NEW! Choose the  KEYNOTE SERIES  ticket for both and save $20!

Wildlife and Land Conservation

This keynote event includes a buffet meal, and will be held at the Firehouse Cultural Center in Ruskin.

Clay Henderson has had a long career as environmental lawyer, educator, and writer. He has served as president of Florida Audubon Society and Florida Trust for Historic Preservation. Until his retirement in 2019, he served as Executive Director of the Institute for Water and Environmental Resilience at Stetson University. He was elected to two terms on the Volusia County Council and served on the Florida Constitution Revision Commission. Henderson is most associated with wildlife and land conservation. He sponsored most of the environmental provisions in Florida's Constitution including the creation of the Fish and Wildlife Conservation Commission and co-authored the Florida Water and Land Legacy Initiative, the largest conservation funding program our nation’s history. He was also a leader in the development of Florida’s signature land acquisition programs including Preservation 2000, Florida Forever, and Florida Communities Trust, and negotiated the acquisition of over 300,000 acres of conservation lands. His book "Forces of Nature" (University Press of Florida) is an environmental history of Florida, and winner of the 2023 Stetson Kennedy Book Award.
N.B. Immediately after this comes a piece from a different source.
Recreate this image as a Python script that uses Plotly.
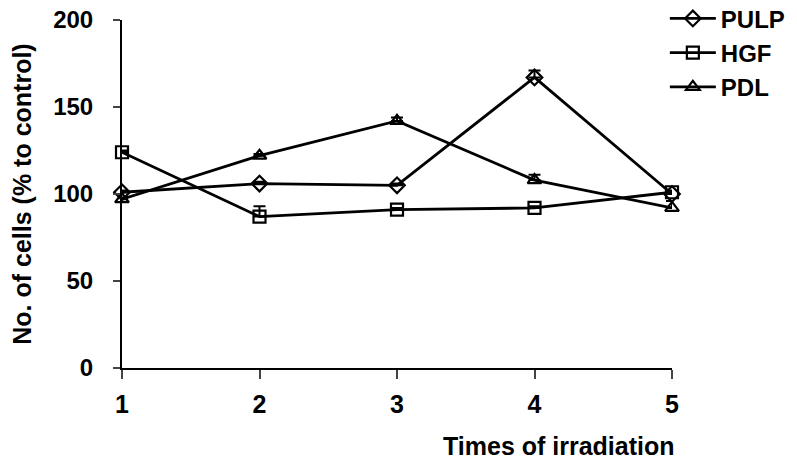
import plotly.graph_objects as go

times = [1, 2, 3, 4, 5]
pulp = [101, 106, 105, 167, 100]
pulp_err = [1, 1, 1, 4, 1]
hgf = [124, 87, 91, 92, 101]
hgf_err = [1, 6, 1, 1, 1]
pdl = [97, 122, 142, 108, 92]
pdl_err = [1, 1, 2, 3, 4]

series = [
    ("PULP", pulp, pulp_err, "diamond-open"),
    ("HGF", hgf, hgf_err, "square-open"),
    ("PDL", pdl, pdl_err, "triangle-up-open"),
]

fig = go.Figure()
for name, vals, err, sym in series:
    fig.add_trace(go.Scatter(
        x=times, y=vals, name=name, mode="lines+markers",
        legendgroup=name,
        line=dict(color="black", width=2.8),
        marker=dict(symbol=sym, size=12, color="black", line=dict(width=2.2, color="black")),
        error_y=dict(type="data", symmetric=False, array=err,
                     arrayminus=[0] * len(err), color="black", thickness=2, width=6),
        cliponaxis=False,
    ))

fam = "Liberation Sans, Arial, sans-serif"
fig.update_layout(
    width=797, height=464,
    margin=dict(l=114, r=133, t=12, b=104, autoexpand=False),
    paper_bgcolor="white", plot_bgcolor="white",
    font=dict(family=fam, size=24, color="black", weight="bold"),
    showlegend=True,
    legend=dict(x=0.987, y=1.068, xref="paper", yref="paper", xanchor="left", yanchor="top",
                font=dict(size=24, family=fam, weight="bold"), itemwidth=46,
                tracegroupgap=0, bgcolor="rgba(0,0,0,0)"),
    xaxis=dict(range=[1, 5], tickvals=times, ticks="outside", ticklen=9, tickwidth=2,
               showline=True, linecolor="black", linewidth=2, showgrid=False, zeroline=False,
               automargin=False, ticklabeloverflow="allow",
               tickfont=dict(size=25, weight="bold", family=fam), ticklabelstandoff=4),
    yaxis=dict(range=[0, 200], tickvals=[0, 50, 100, 150, 200], ticks="outside", ticklen=7,
               tickwidth=2, showline=True, linecolor="black", linewidth=2, showgrid=False,
               zeroline=False, automargin=False, ticklabeloverflow="allow",
               tickfont=dict(size=24, weight="bold", family=fam), ticklabelstandoff=15,
               title=dict(text="No. of cells (% to control)", standoff=20,
                          font=dict(size=25, weight="bold", family=fam))),
    annotations=[dict(text="Times of irradiation", xref="paper", yref="paper",
                      x=1.009, y=-0.224, xanchor="right", yanchor="middle", showarrow=False,
                      font=dict(size=25, weight="bold", family=fam))],
)

fig.write_html("out.html")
His newest book, "Audubon’s Birds of Florida," chronicles John James Audubon’s Florida expedition of 1831-32. Henderson has been recognized for his body of work including the national public service award from The Nature Conservancy, lifetime achievement awards from the Marine Resources Council, Florida Trust for Historic Preservation, and Bill Sadowski Memorial Award from the Environment and Land Use Section of the Florida Bar.

   6:00 - 8:00 pm
   $40 (festival registration not required)
   Link to Clay's Book
   Firehouse Cultural Center at 101 1st Ave NE, Ruskin, FL

Bird Planet - a Photography Journey

This keynote event includes a buffet dinner, and will be held at the Firehouse Cultural Center in Ruskin.
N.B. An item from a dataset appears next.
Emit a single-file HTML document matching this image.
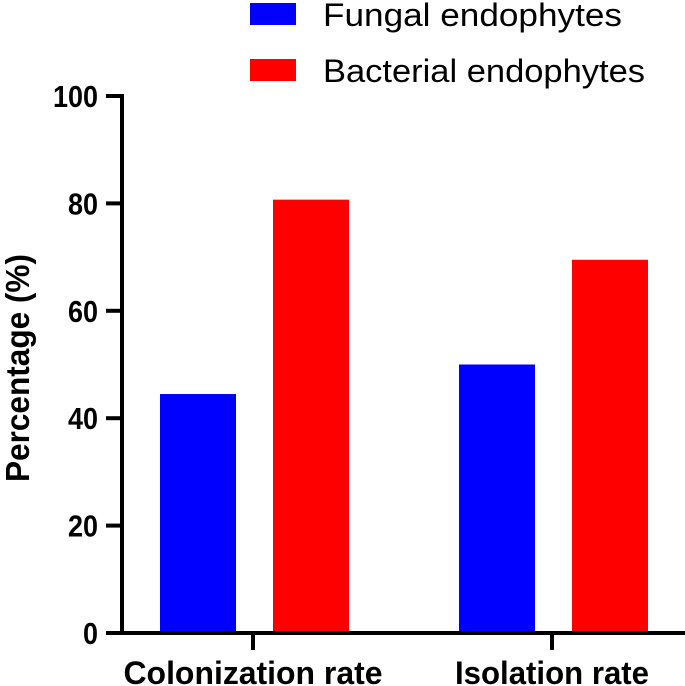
<!DOCTYPE html>
<html><head><meta charset="utf-8"><style>
body{margin:0;background:#fff}
svg{display:block;font-family:"Liberation Sans",Arial,sans-serif}
</style></head><body>
<svg id="chart" width="685" height="686" viewBox="0 0 685 686">
<g id="legend">
<rect x="250" y="3" width="46" height="22" fill="#0000ff"/>
<text x="323" y="26" font-size="32" textLength="299" lengthAdjust="spacingAndGlyphs">Fungal endophytes</text>
<rect x="250" y="59" width="46" height="22" fill="#ff0000"/>
<text x="323" y="82" font-size="32" textLength="322" lengthAdjust="spacingAndGlyphs">Bacterial endophytes</text>
</g>
<g id="bars"></g>
<g id="axes"></g>
<text transform="translate(29,368) rotate(-90)" text-anchor="middle" font-size="33" font-weight="bold" textLength="228" lengthAdjust="spacingAndGlyphs">Percentage (%)</text>
</svg>
<script>
const categories = ["Colonization rate", "Isolation rate"];
const fungal = [44.5, 50];
const bacterial = [80.7, 69.5];
const yTicks = [0, 20, 40, 60, 80, 100];

const NS = "http://www.w3.org/2000/svg";
const y0 = 633, y100 = 96, axisX = 122;
const yScale = v => y0 - (y0 - y100) * v / 100;
const catCenter = i => 253 + i * 299;
const bw = 76;
const labelWidths = [259, 194];
function mk(tag, attrs, parent){const e=document.createElementNS(NS,tag);for(const k in attrs)e.setAttribute(k,attrs[k]);parent.appendChild(e);return e;}
const bars = document.getElementById('bars');
const axes = document.getElementById('axes');
categories.forEach((c,i)=>{
  const cx = catCenter(i);
  const b1 = mk('rect',{x:cx-93,y:yScale(fungal[i]),width:bw,height:y0-yScale(fungal[i]),fill:'#0000ff'},bars);
  
  
  const b2 = mk('rect',{x:cx+20,y:yScale(bacterial[i]),width:bw,height:y0-yScale(bacterial[i]),fill:'#ff0000'},bars);
  
  
  const t = mk('line',{x1:cx,x2:cx,y1:y0,y2:y0+17,stroke:'#000','stroke-width':4},axes);
  
  
  const l = mk('text',{x:cx,y:684,'text-anchor':'middle','font-size':32,'font-weight':'bold',textLength:labelWidths[i] || c.length*15,lengthAdjust:'spacingAndGlyphs'},axes);
  l.textContent = c;
  
  
});
const xa = mk('line',{x1:106,x2:685,y1:y0,y2:y0,stroke:'#000','stroke-width':4},axes);


const ya = mk('line',{x1:axisX,x2:axisX,y1:y100-2,y2:y0,stroke:'#000','stroke-width':4},axes);


yTicks.forEach(v=>{
  const y = yScale(v);
  const t = mk('line',{x1:106,x2:axisX,y1:y,y2:y,stroke:'#000','stroke-width':4},axes);
  
  
  const s = String(v);
  const l = mk('text',{x:98,y:y+11,'text-anchor':'end','font-size':31,'font-weight':'bold',textLength:s.length*15,lengthAdjust:'spacingAndGlyphs'},axes);
  l.textContent = s;
  
  
});
</script>
</body></html>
Birds inhabit every continent and major island and are conspicuous and loved by many. For ornithologist and National Geographic photographer Tim Laman, documenting these magnificent creatures has been a lifelong passion that has taken him from the Antarctic peninsula to the uninhabited Foja Mountains of New Guinea and more than one hundred other locations around the world. In his keynote, Tim will share his favorite bird photographs from over twenty-five years in the field, along with some of his most memorable adventures in pursuit of them. Covering a broad range of species from diverse habitats - from hornbills in the rainforest of Borneo to cranes in snowy Hokkaido, and from birds of paradise in the tree-tops of New Guinea to wandering albatross soaring over the Drake Passage, Tim's images of birds in their natural habitats are sure to inspire a greater appreciation for birds and the importance of protecting their environment, not just for the birds, but for all life on earth.

Tim Laman is a field biologist, wildlife photojournalist, and filmmaker. Since getting his Ph.D. from Harvard for pioneering research in Borneo’s rainforest canopy, his cameras have been his tools for telling the stories of rare and endangered wildlife and revealing some of earth’s wildest places. He has photographed on all seven continents, and regularly travels to some of the most remote corners of the earth to explore and document poorly known species. He is most well-known for his long-term work on birds-of-paradise and orangutans. He has published 24 feature stories in National Geographic magazine, as well as worked on natural history films for National Geographic, the BBC, and Netflix. Tim’s work has garnered numerous awards, including the overall prize Wildlife Photographer of the Year in 2016, a 1st place Nature Story from World Press Photo, and the North American Nature Photography Association’s “Nature Photographer of the Year”. Tim is a fellow of the Explorer’s Club and of the International League of Conservation Photographers, as well as the co-founder of the Birds-of-Paradise Project at the Cornell Lab of Ornithology.